Which is why, to the extent we can try to guess where this year’s surprise might come from, the most obvious and most worrisome candidates are Israel and Iran.
Prime Minister Benjamin Netanyahu believes Iran is committed to obtaining nuclear weapons; that it would not hesitate to use them to kill millions of Israelis in the event of a future conflict; and that before long the Iranian program will be too far advanced and too well-defended for Israel to stop militarily. From Netanyahu’s perspective, the situation demands a pre-emptive strike, even if it might shut down vital oil lanes and plunge the region into a wider war. Israel, at least, would be likely to survive war with a non-nuclear Iran.
Israel can wait longer before launching a strike if it knows the United States, with more military heft to throw against Iranian defenses, would be certain to join it. So Netanyahu has been pressing the Obama administration to specifically identify the point at which it will resort to force if Iran does not limit its nuclear program.
But the administration has refused. Most recently, Secretary of State Hillary Clinton told Bloomberg last week that the United States is “not setting deadlines” for Iran. This triggered a diplomatic spat between Washington and Jerusalem that was not visibly calmed by an hour-long phone call between Obama and Netanyahu this week.

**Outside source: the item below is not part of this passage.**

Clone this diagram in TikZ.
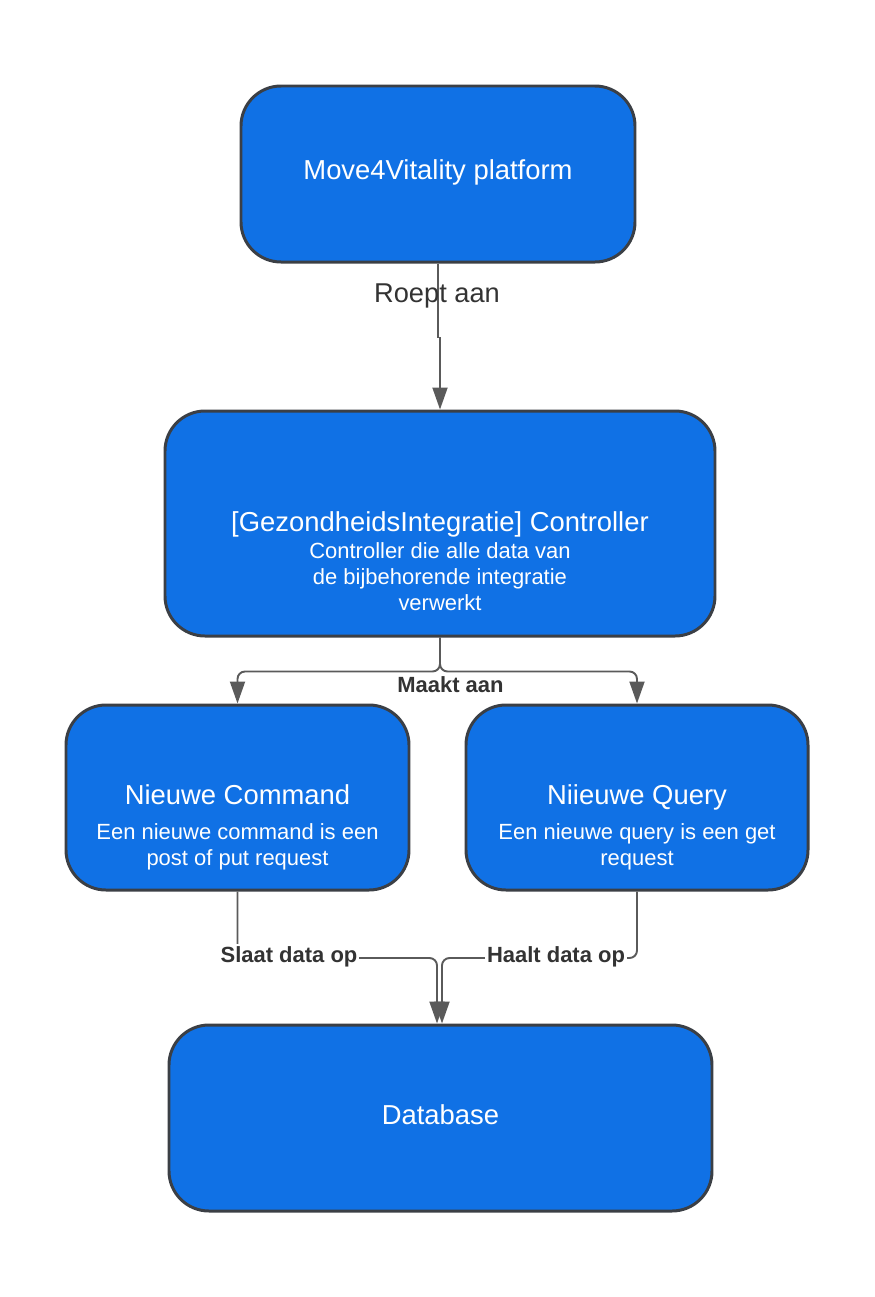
\documentclass[tikz,border=0pt]{standalone}
\usepackage{fontspec}
\setmainfont{Liberation Sans}
\usetikzlibrary{arrows.meta}
\definecolor{boxblue}{HTML}{1071E5}
\definecolor{boxedge}{HTML}{3B3F45}
\definecolor{linegray}{HTML}{5A5A5A}
\definecolor{labelgray}{HTML}{333333}
\tikzset{
    block/.style={draw=boxedge, line width=1.7pt, fill=boxblue, rounded corners=0.8cm},
    blocktitle/.style={text=white, font=\fontsize{15.6}{18}\selectfont, anchor=base, inner sep=0pt},
    subtext/.style={text=white, font=\fontsize{12.5}{14.8}\selectfont, align=center, anchor=north, inner sep=0pt},
    link/.style={draw=linegray, line width=1.1pt, -{Triangle[length=0.44cm,width=0.3cm]}},
    linklabel/.style={text=labelgray, font=\bfseries\fontsize{12.5}{15}\selectfont, anchor=base, inner sep=1pt, fill=white}
}
\begin{document}
\begin{tikzpicture}
                \useasboundingbox (0,0) rectangle (17.5,-25.94);
                % blokken
                \node[block, minimum width=7.88cm, minimum height=3.52cm] (platform) at (8.76,-3.48) {};
                \node[blocktitle] (platformtitle) at (8.76,-3.58) {Move4Vitality platform};
                \node[block, minimum width=11cm, minimum height=4.5cm] (controller) at (8.8,-10.47) {};
                \node[blocktitle] (controllertitle) at (8.8,-10.62) {[GezondheidsIntegratie] Controller};
                \node[subtext] (controllertext) at (8.8,-10.84) {Controller die alle data van\\de bijbehorende integratie\\verwerkt};
                \node[block, minimum width=6.86cm, minimum height=3.7cm] (command) at (4.75,-15.95) {};
                \node[blocktitle] (commandtitle) at (4.75,-16.08) {Nieuwe Command};
                \node[subtext] (commandtext) at (4.75,-16.46) {Een nieuwe command is een\\post of put request};
                \node[block, minimum width=6.84cm, minimum height=3.7cm] (query) at (12.74,-15.95) {};
                \node[blocktitle] (querytitle) at (12.74,-16.08) {Niieuwe Query};
                \node[subtext] (querytext) at (12.74,-16.46) {Een nieuwe query is een get\\request};
                \node[block, minimum width=10.86cm, minimum height=3.72cm] (database) at (8.81,-22.36) {};
                \node[blocktitle] (databasetitle) at (8.81,-22.48) {Database};
                % verbindingen
                \draw[link] (platform.south) -- ++(0,-1.48) -| (controller.north);
                \node[anchor=base, text=labelgray, font=\fontsize{15.5}{18}\selectfont, inner sep=0pt] (roept) at (8.74,-6.04) {Roept aan};
                \foreach \p in {command,query} {
                    \draw[link, rounded corners=0.15cm] (controller.south) -- ++(0,-0.68) -| (\p.north);
                }
                \node[linklabel] (maakt) at (9.01,-13.84) {Maakt aan};
                \coordinate (joinleft) at (8.74,-19.16);
                \coordinate (joinright) at (8.84,-19.16);
                \draw[link, rounded corners=0.15cm] (command.south) |- (joinleft) -- (joinleft |- database.north);
                \draw[link, rounded corners=0.15cm] (query.south) |- (joinright) -- (joinright |- database.north);
                \node[linklabel] (slaat) at (5.78,-19.24) {Slaat data op};
                \node[linklabel] (haalt) at (11.12,-19.24) {Haalt data op};
            \end{tikzpicture}
\end{document}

So there is a chance – not a likelihood, but a chance – of either an Israeli pre-emptive strike or an Iranian pre-pre-emptive strike (most likely through Iran’s proxy, Lebanon-based Hezbollah) before the election. How this might affect voting is anybody’s guess. But it is worth remembering that Jews are a large, though not monolithic, Democratic Party constituency, that Romney has supported Israel unequivocally, and that most American Jews have at least one Israeli relative.
It is not, and never has been, in America’s national interest to defend Israel right or wrong. It is unreasonable for Israel to expect unconditional U.S. support for an occupation of captured Arab lands that has extended 45 years since the Six-Day War. There is ample blame for both sides, but Israel has missed many opportunities to forge a more workable future with Palestinians and thus deprive Iran, whose support for Palestinian Arabs is mere window-dressing, of its favourite excuse for aggression.

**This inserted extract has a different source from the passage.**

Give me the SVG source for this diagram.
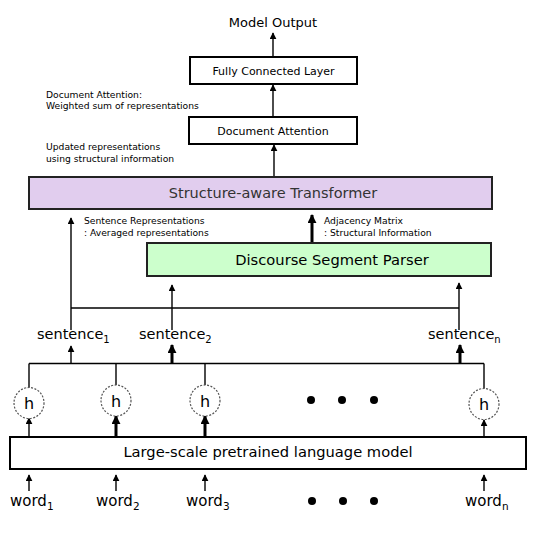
<svg xmlns="http://www.w3.org/2000/svg" width="540" height="539" viewBox="0 0 540 539">
<defs>
<marker id="ah" viewBox="0 0 10 10" refX="9" refY="5" markerWidth="7" markerHeight="7" markerUnits="userSpaceOnUse" orient="auto"><path d="M0,0 L10,5 L0,10 z" fill="#000"/></marker>
<marker id="ahb" viewBox="0 0 10 10" refX="9" refY="5" markerWidth="9" markerHeight="9" markerUnits="userSpaceOnUse" orient="auto"><path d="M0,0 L10,5 L0,10 z" fill="#000"/></marker>
<style>
text{font-family:"DejaVu Sans","Liberation Sans",sans-serif;fill:#000}
.box{fill:#fff;stroke:#000;stroke-width:2}
.c{stroke:#000;stroke-width:1.4;fill:none}
.a{stroke:#000;stroke-width:1.4;fill:none;marker-end:url(#ah)}
.ab{stroke:#000;stroke-width:3;fill:none;marker-end:url(#ahb)}
.h{fill:#fff;stroke:#555;stroke-width:1.2;stroke-dasharray:2 1.5}
.sm{font-size:9.2px}
.dot{fill:#000}
</style>
</defs>
<rect width="540" height="539" fill="#fff"/>
<g id="connectors">
<line class="a" x1="273" y1="57" x2="273" y2="33"/>
<line class="a" x1="273" y1="117" x2="273" y2="85"/>
<line class="a" x1="274" y1="177" x2="274" y2="145"/>
<line class="a" x1="71" y1="330" x2="71" y2="218"/>
<line class="c" x1="71" y1="308" x2="459" y2="308"/>
<line class="a" x1="172" y1="330" x2="172" y2="285"/>
<line class="a" x1="459" y1="330" x2="459" y2="283"/>
<line class="ab" x1="312" y1="243" x2="312" y2="215"/>
<line class="c" x1="29" y1="363.5" x2="484" y2="363.5"/>
<line class="c" x1="29" y1="363.5" x2="29" y2="388"/>
<line class="c" x1="116" y1="363.5" x2="116" y2="385"/>
<line class="c" x1="205" y1="363.5" x2="205" y2="385"/>
<line class="c" x1="484" y1="363.5" x2="484" y2="389"/>
<line class="a" x1="71" y1="363.5" x2="71" y2="346"/>
<line class="ab" x1="172" y1="363.5" x2="172" y2="345"/>
<line class="ab" x1="460" y1="363.5" x2="460" y2="345"/>
<line class="a" x1="29" y1="437" x2="29" y2="418"/>
<line class="ab" x1="116" y1="437" x2="116" y2="416"/>
<line class="ab" x1="205" y1="437" x2="205" y2="416"/>
<line class="a" x1="484" y1="437" x2="484" y2="420"/>
<line class="a" x1="29" y1="491" x2="29" y2="475"/>
<line class="a" x1="116" y1="491" x2="116" y2="475"/>
<line class="a" x1="205" y1="491" x2="205" y2="475"/>
<line class="a" x1="484" y1="491" x2="484" y2="475"/>
</g>
<g id="model-output"><text x="273" y="27" font-size="13" text-anchor="middle">Model Output</text></g>
<g id="fc"><rect class="box" x="190" y="57" width="167" height="27"/><text x="273.5" y="75" font-size="11" text-anchor="middle">Fully Connected Layer</text></g>
<g id="da"><rect class="box" x="189" y="117" width="168" height="27"/><text x="273" y="135" font-size="11" text-anchor="middle">Document Attention</text></g>
<g id="note-da"><text class="sm" x="46" y="98">Document Attention:</text><text class="sm" x="46" y="109">Weighted sum of representations</text></g>
<g id="note-upd"><text class="sm" x="46" y="150">Updated representations</text><text class="sm" x="46" y="161.5">using structural information</text></g>
<g id="st"><rect x="29" y="177" width="463" height="32" fill="#e1cdee" stroke="#222" stroke-width="2"/><text x="273" y="198" font-size="14.5" text-anchor="middle" fill="#333" style="fill:#333">Structure-aware Transformer</text></g>
<g id="note-sent"><text class="sm" x="84" y="224">Sentence Representations</text><text class="sm" x="84" y="235.5">: Averaged representations</text></g>
<g id="note-adj"><text class="sm" x="324" y="224">Adjacency Matrix</text><text class="sm" x="324" y="235.5">: Structural Information</text></g>
<g id="dsp"><rect x="147" y="243" width="344" height="33" fill="#ccffcc" stroke="#222" stroke-width="2"/><text x="332" y="265" font-size="14.7" text-anchor="middle">Discourse Segment Parser</text></g>
<g id="sent1"><text x="37" y="339" font-size="14.5">sentence<tspan font-size="10" dy="4">1</tspan></text></g>
<g id="sent2"><text x="139" y="339" font-size="14.5">sentence<tspan font-size="10" dy="4">2</tspan></text></g>
<g id="sentn"><text x="428" y="339" font-size="14.5">sentence<tspan font-size="10" dy="4">n</tspan></text></g>
<g id="h1"><ellipse class="h" cx="29" cy="403" rx="15" ry="15.5"/><text x="29" y="409" font-size="16" text-anchor="middle">h</text></g>
<g id="h2"><ellipse class="h" cx="116" cy="400.5" rx="15" ry="15.5"/><text x="116" y="406.5" font-size="16" text-anchor="middle">h</text></g>
<g id="h3"><ellipse class="h" cx="205" cy="400.5" rx="15" ry="15.5"/><text x="205" y="406.5" font-size="16" text-anchor="middle">h</text></g>
<g id="dots-h"><circle class="dot" cx="311" cy="400" r="4"/><circle class="dot" cx="342" cy="400" r="4"/><circle class="dot" cx="374" cy="400" r="4"/></g>
<g id="hn"><ellipse class="h" cx="484" cy="404" rx="15" ry="15.5"/><text x="484" y="410" font-size="16" text-anchor="middle">h</text></g>
<g id="lm"><rect class="box" x="10" y="437" width="516" height="32"/><text x="268" y="457" font-size="14.7" text-anchor="middle">Large-scale pretrained language model</text></g>
<g id="w1"><text x="10" y="506" font-size="15">word<tspan font-size="10.5" dy="4">1</tspan></text></g>
<g id="w2"><text x="96" y="506" font-size="15">word<tspan font-size="10.5" dy="4">2</tspan></text></g>
<g id="w3"><text x="186" y="506" font-size="15">word<tspan font-size="10.5" dy="4">3</tspan></text></g>
<g id="dots-w"><circle class="dot" cx="312" cy="501" r="4"/><circle class="dot" cx="343" cy="501" r="4"/><circle class="dot" cx="374" cy="501" r="4"/></g>
<g id="wn"><text x="465" y="506" font-size="15">word<tspan font-size="10.5" dy="4">n</tspan></text></g>
</svg>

Obama should have made clear to Israel long ago that the price for an American red line against Iran would be a genuine Israeli effort to restore enough land and autonomy to Palestinians to create lasting peace.
Israel might have taken such a deal if it had been offered. It might not have. Instead, we are watching Iran and Israel gradually conclude that they are being backed into corners from which they see no way out except through force.
It should come as no surprise if one of them decides to strike the first blow. Yet if that blow comes in the next few weeks, it will surely be this election’s October Surprise.